China Is Technically Defying US Iran Oil Sanctions But Many of Its Refineries Have Stopped Buying
Iran's total oil exports now down to just 20 percent of what they were before US withrew from the nuclear deal last year
China’s crude oil imports dropped in May from a monthly record in April, as Chinese refiners drastically reduced Iranian oil imports after the end of the U.S. waivers and as some state refineries were offline for planned maintenance.
According to data from China’s General Administration of Customs, reported by Reuters, Chinese crude oil imports fell by 8 percent from 43.73 million tons in April to 40.23 million tons in May. This, converted in barrels per day, is an 11-percent drop from April to May, to average 9.47 million bpd last month, according to Reuters estimates.
According to Seng Yick Tee, an analyst with Beijing-based consultancy SIA Energy, the key reason for the lower Chinese crude oil imports in May was the sharp drop in imports from Iran as the U.S. ended all sanction waivers for Iranian customers on May 2, including for Iran’s biggest oil buyer China.
In April, just before the waivers ended, China had stocked on Iranian crude oil. China imported around 800,000 bpd of crude from Iran in April—the highest amount that Iran’s top oil customer had purchased since August of 2018—as Chinese refiners rushed to buy Iranian oil ahead of the expiry of the U.S. sanction waivers.
The surge in Iranian imports in April resulted in China setting a new monthly oil import record that month, despite the fact that there was refinery maintenance and fuel demand was lukewarm, analysts told Reuters at the time.
Apart from the sharp drop in Iranian imports and regular maintenance at several refineries, another factor for the decline in Chinese crude oil imports in May were the weak refining margins across Asia.
Although refiners in Asia are not left without choice for crude oil after the end of the U.S. sanction waivers for Iranian oil, the higher price of alternative supplies, as well as soaring fuel exports from China, are depressing refining margins across Asia.
Last month, reports emerged that persistent pressure on profit margins had forced Asian refiners to start considering a reduction in their run rates as Asia’s refining margins slipped to a 16-year low.
After the U.S. ended all sanction waivers for Iranian oil customers on May 2, Iran’s crude oil exports have been significantly down this month compared to April and more than 2 million bpd off their 2.5-million-bpd peak in April 2018, just before the U.S. withdrew from the Iran nuclear deal and moved to re-impose sanctions on Iran’s oil industry.
According to industry sources and tanker-tracking data cited by Reuters on Wednesday, Iran’s oil exports this month have plummeted to 400,000 bpd, which is less than half of Iranian oil exports last month.

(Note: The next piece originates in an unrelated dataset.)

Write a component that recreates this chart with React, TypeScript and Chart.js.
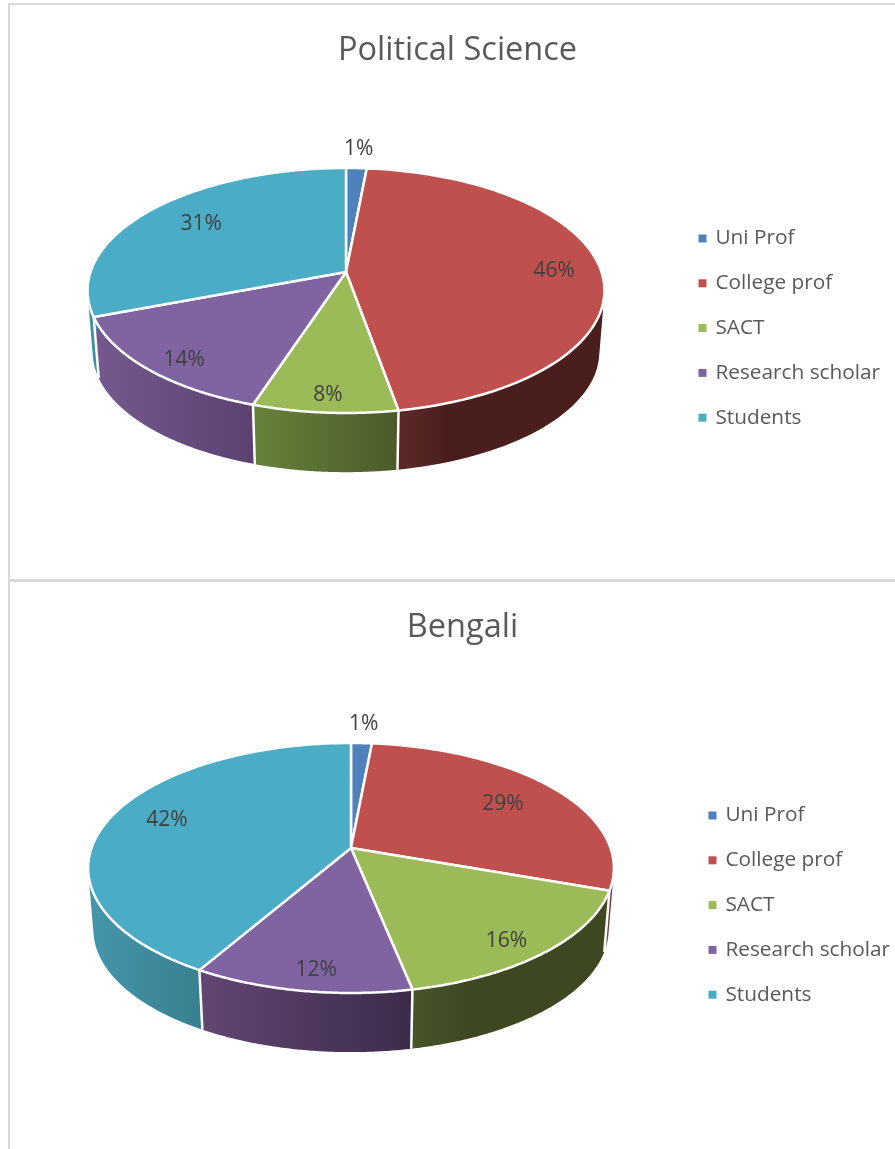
import React, { useEffect, useRef } from "react";
import { Chart, registerables } from "chart.js";

Chart.register(...registerables);

const categories = ["Uni Prof", "College prof", "SACT", "Research scholar", "Students"];
const sliceColors = ["#4F81BD", "#C0504D", "#9BBB59", "#8064A2", "#4BACC6"];

const politicalValues = [1.49, 45.71, 7.85, 14.15, 30.8];
const politicalLabels = ["1%", "46%", "8%", "14%", "31%"];
const bengaliValues = [1.49, 28.91, 16.4, 11.6, 41.6];
const bengaliLabels = ["1%", "29%", "16%", "12%", "42%"];

const FONT = "'Open Sans', 'Noto Sans', sans-serif";

type Projection = { cx: number; cy: number; a: number; b: number; k: number; s: number; drop: number };

function project(p: Projection, angle: number, r = 1, lower = false) {
  const u = r * Math.cos(angle);
  const v = r * Math.sin(angle);
  const d = 1 + p.k * v;
  const s = lower ? p.s : 1;
  return {
    x: p.cx + (s * p.a * u) / d,
    y: p.cy + (s * p.b * v) / d + (lower ? p.drop : 0),
  };
}

const STEPS = 90;

const pie3d = {
  id: "pie3d",
  afterLayout(chart: any, _args: any, opts: any) {
    const lg = chart.legend;
    const pad = lg.options.labels.padding;
    const centre = opts.legendFirstRow - 10.4 + 100;
    lg.left = opts.legendX - pad;
    lg.right = lg.left + 220;
    lg.top = centre - 250;
    lg.bottom = centre + 250;
  },
  beforeDatasetsDraw(chart: any, _args: any, opts: any) {
    const ctx: CanvasRenderingContext2D = chart.ctx;
    const p: Projection = opts.projection;
    const arcs = chart.getDatasetMeta(0).data;
    const colors = chart.data.datasets[0].backgroundColor;

    ctx.save();
    // side walls
    arcs.forEach((arc: any, i: number) => {
      const { startAngle, endAngle } = arc.getProps(["startAngle", "endAngle"], true);
      let minX = Infinity;
      let maxX = -Infinity;
      ctx.beginPath();
      for (let n = 0; n < STEPS; n++) {
        const a0 = startAngle + ((endAngle - startAngle) * n) / STEPS;
        const a1 = startAngle + ((endAngle - startAngle) * (n + 1)) / STEPS;
        if (Math.sin(a0) < -0.3 && Math.sin(a1) < -0.3) continue;
        const t0 = project(p, a0);
        const t1 = project(p, a1);
        const b1 = project(p, a1, 1, true);
        const b0 = project(p, a0, 1, true);
        const area =
          (t1.x - t0.x) * (b1.y - t0.y) - (b1.x - t0.x) * (t1.y - t0.y) +
          (b1.x - t0.x) * (b0.y - t0.y) - (b0.x - t0.x) * (b1.y - t0.y);
        const pts = area >= 0 ? [t0, t1, b1, b0] : [b0, b1, t1, t0];
        ctx.moveTo(pts[0].x, pts[0].y);
        ctx.lineTo(pts[1].x, pts[1].y);
        ctx.lineTo(pts[2].x, pts[2].y);
        ctx.lineTo(pts[3].x, pts[3].y);
        ctx.closePath();
        if (Math.sin(a0) > 0.05) {
          minX = Math.min(minX, t0.x, b0.x);
          maxX = Math.max(maxX, t0.x, b0.x);
        }
      }
      const shade = opts.wallShades[i];
      if (minX < maxX) {
        const g = ctx.createLinearGradient(minX, 0, maxX, 0);
        g.addColorStop(0, shade[0]);
        g.addColorStop(shade[2] ?? 1, shade[1]);
        ctx.fillStyle = g;
      } else {
        ctx.fillStyle = shade[0];
      }
      ctx.fill();
    });

    // white edges between the side walls
    ctx.strokeStyle = "#ffffff";
    ctx.lineWidth = 2.5;
    arcs.forEach((arc: any) => {
      const { startAngle } = arc.getProps(["startAngle"], true);
      if (Math.sin(startAngle) > 0.2) {
        const t = project(p, startAngle);
        const b = project(p, startAngle, 1, true);
        ctx.beginPath();
        ctx.moveTo(t.x, t.y);
        ctx.lineTo(b.x, b.y);
        ctx.stroke();
      }
    });

    // top face
    ctx.lineJoin = "round";
    arcs.forEach((arc: any, i: number) => {
      const { startAngle, endAngle } = arc.getProps(["startAngle", "endAngle"], true);
      ctx.beginPath();
      ctx.moveTo(p.cx, p.cy);
      for (let n = 0; n <= STEPS; n++) {
        const a = startAngle + ((endAngle - startAngle) * n) / STEPS;
        const pt = project(p, a);
        ctx.lineTo(pt.x, pt.y);
      }
      ctx.closePath();
      ctx.fillStyle = colors[i];
      ctx.fill();
      ctx.stroke();
    });

    // value labels
    ctx.fillStyle = "#404040";
    ctx.font = `21px ${FONT}`;
    ctx.textAlign = "center";
    ctx.textBaseline = "middle";
    arcs.forEach((arc: any, i: number) => {
      const { startAngle, endAngle } = arc.getProps(["startAngle", "endAngle"], true);
      const mid = (startAngle + endAngle) / 2 + (opts.labelTurns[i] * Math.PI) / 180;
      const pt = project(p, mid, opts.labelRadii[i]);
      ctx.fillText(opts.valueLabels[i], pt.x, pt.y + 3);
    });
    ctx.restore();
    return false;
  },
};

function PieChart(props: {
  title: string;
  values: number[];
  valueLabels: string[];
  width: number;
  height: number;
  top: number;
  projection: Projection;
  wallShades: any[];
  labelRadii: number[];
  labelTurns: number[];
  legendX: number;
  legendFirstRow: number;
  titleTop: number;
  titleShift: number;
}) {
  const ref = useRef<HTMLCanvasElement>(null);
  useEffect(() => {
    const chart = new Chart(ref.current as HTMLCanvasElement, {
      type: "pie",
      data: {
        labels: categories,
        datasets: [{ data: props.values, backgroundColor: sliceColors, borderWidth: 0 }],
      },
      plugins: [pie3d as any],
      options: {
        responsive: false,
        animation: false,
        layout: {
          padding: {
            left: Math.max(0, props.titleShift * 2),
            right: Math.max(0, -props.titleShift * 2),
          },
        },
        plugins: {
          tooltip: { enabled: false },
          title: {
            display: true,
            text: props.title,
            color: "#595959",
            font: { family: FONT, size: 32.5, weight: "normal" },
            padding: { top: props.titleTop, bottom: 10 },
          },
          legend: {
            display: true,
            position: "right",
            align: "center",
            labels: {
              color: "#595959",
              font: { family: FONT, size: 20.8 },
              usePointStyle: true,
              pointStyle: "rect",
              boxWidth: 5,
              boxHeight: 8,
              padding: 24,
            },
          },
          pie3d: {
            projection: props.projection,
            wallShades: props.wallShades,
            labelRadii: props.labelRadii,
            labelTurns: props.labelTurns,
            valueLabels: props.valueLabels,
            legendX: props.legendX,
            legendFirstRow: props.legendFirstRow,
          },
        } as any,
      },
    });
    return () => chart.destroy();
  }, []);
  return (
    <canvas
      ref={ref}
      width={props.width}
      height={props.height}
      style={{ position: "absolute", left: 0, top: props.top, width: props.width, height: props.height, display: "block" }}
    />
  );
}

const line = (left: number, top: number, width: number, height: number) => (
  <div style={{ position: "absolute", left, top, width, height, background: "#d9d9d9" }} />
);

export default function App() {
  return (
    <div style={{ position: "absolute", left: 0, top: 0, width: 895, height: 1149, overflow: "hidden", background: "#fff" }}>
      <PieChart
        title="Political Science"
        values={politicalValues}
        valueLabels={politicalLabels}
        width={895}
        height={578}
        top={0}
        projection={{ cx: 346, cy: 272, a: 255.5, b: 119.7, k: -0.151, s: 0.98, drop: 62 }}
        wallShades={[
          ["#3a5f8c", "#2f4e74"],
          ["#5a2927", "#4b1e1e", 0.2],
          ["#66823c", "#4b5a2a"],
          ["#75598f", "#5a4270"],
          ["#3f8fa8", "#3f8fa8"],
        ]}
        labelRadii={[1.25, 0.82, 0.87, 0.86, 0.76]}
        labelTurns={[0, 0, 0, -2, 2.5]}
        legendX={700}
        legendFirstRow={238.5}
        titleTop={31}
        titleShift={10}
      />
      <PieChart
        title="Bengali"
        values={bengaliValues}
        valueLabels={bengaliLabels}
        width={895}
        height={567}
        top={582}
        projection={{ cx: 351, cy: 266, a: 259.5, b: 121.8, k: -0.16, s: 0.98, drop: 62 }}
        wallShades={[
          ["#3a5f8c", "#2f4e74"],
          ["#7d4646", "#5f2e2e"],
          ["#47552a", "#3d4720", 0.3],
          ["#614672", "#3c2c4b"],
          ["#4596ac", "#38808f"],
        ]}
        labelRadii={[1.25, 0.75, 0.85, 0.85, 0.785]}
        labelTurns={[0, -1, 2, -1.5, 4.5]}
        legendX={710}
        legendFirstRow={233.5}
        titleTop={26}
        titleShift={15}
      />
      {line(8, 3, 887, 2)}
      {line(8, 3, 2, 576)}
      {line(8, 579, 887, 3)}
      {line(8, 582, 2, 567)}
    </div>
  );
}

The United States had given eight countries six-month waivers to continue buying oil from Iran after the U.S. re-imposed sanctions on the Iranian oil industry in November. The United States, however, pursued a maximum pressure campaign against Iran last month and put an end to all sanction waivers for all Iranian oil buyers, beginning in May.

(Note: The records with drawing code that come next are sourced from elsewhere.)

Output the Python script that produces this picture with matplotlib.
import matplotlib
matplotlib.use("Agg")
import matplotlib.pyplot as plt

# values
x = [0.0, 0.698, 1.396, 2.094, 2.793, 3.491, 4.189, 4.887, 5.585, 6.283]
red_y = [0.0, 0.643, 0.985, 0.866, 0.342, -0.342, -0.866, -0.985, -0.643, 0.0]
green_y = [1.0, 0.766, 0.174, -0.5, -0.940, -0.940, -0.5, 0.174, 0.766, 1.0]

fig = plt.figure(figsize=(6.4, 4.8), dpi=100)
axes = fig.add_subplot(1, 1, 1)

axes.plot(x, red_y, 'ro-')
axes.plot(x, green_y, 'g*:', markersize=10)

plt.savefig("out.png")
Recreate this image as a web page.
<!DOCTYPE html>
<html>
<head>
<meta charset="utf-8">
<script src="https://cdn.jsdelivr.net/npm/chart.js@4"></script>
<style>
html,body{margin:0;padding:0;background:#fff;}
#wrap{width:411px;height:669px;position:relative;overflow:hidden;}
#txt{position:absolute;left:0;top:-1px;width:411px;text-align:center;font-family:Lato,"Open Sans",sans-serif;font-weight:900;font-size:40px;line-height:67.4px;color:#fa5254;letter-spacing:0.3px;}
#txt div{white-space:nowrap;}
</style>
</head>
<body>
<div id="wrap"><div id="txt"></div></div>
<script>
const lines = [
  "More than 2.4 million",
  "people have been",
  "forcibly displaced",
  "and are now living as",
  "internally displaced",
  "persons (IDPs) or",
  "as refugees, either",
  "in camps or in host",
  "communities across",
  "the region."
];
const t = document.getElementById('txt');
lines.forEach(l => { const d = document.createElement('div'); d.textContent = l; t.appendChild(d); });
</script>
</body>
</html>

Most of the Iranian oil shipments are going this month to Asia, according to tanker tracking data from Refinitiv Eikon and to two industry sources.
One of the sources told Reuters they expected Iran’s average oil shipments this month to be around 400,000 bpd, but the other source noted that exports could hit 500,000 bpd.
Some of Iran’s oil exports are believed to have been already under the radar as Iran is said to have increased the use of the ‘switch-off-the-transponder’ tactic, which makes tracking its exports via the AIS systems increasingly difficult and opaque.
Earlier this month, Iran was spotted resuming illicit shipping of oil to Syria, with a million barrels of oil arriving in early May, for a first such delivery since the start of this year. Experts believe that Iran will be re-opening and using more of its illicit oil channels to keep oil trade and continue getting some revenues from its most precious export commodity.
The inability to fully track Iran’s oil supply is making OPEC and allies’ task to asses global supply to the market increasingly difficult, as opaque data about Iran adds to mounting uncertainty over oil supply disruptions elsewhere, clouding OPEC’s outlook on global supply for the rest of this year.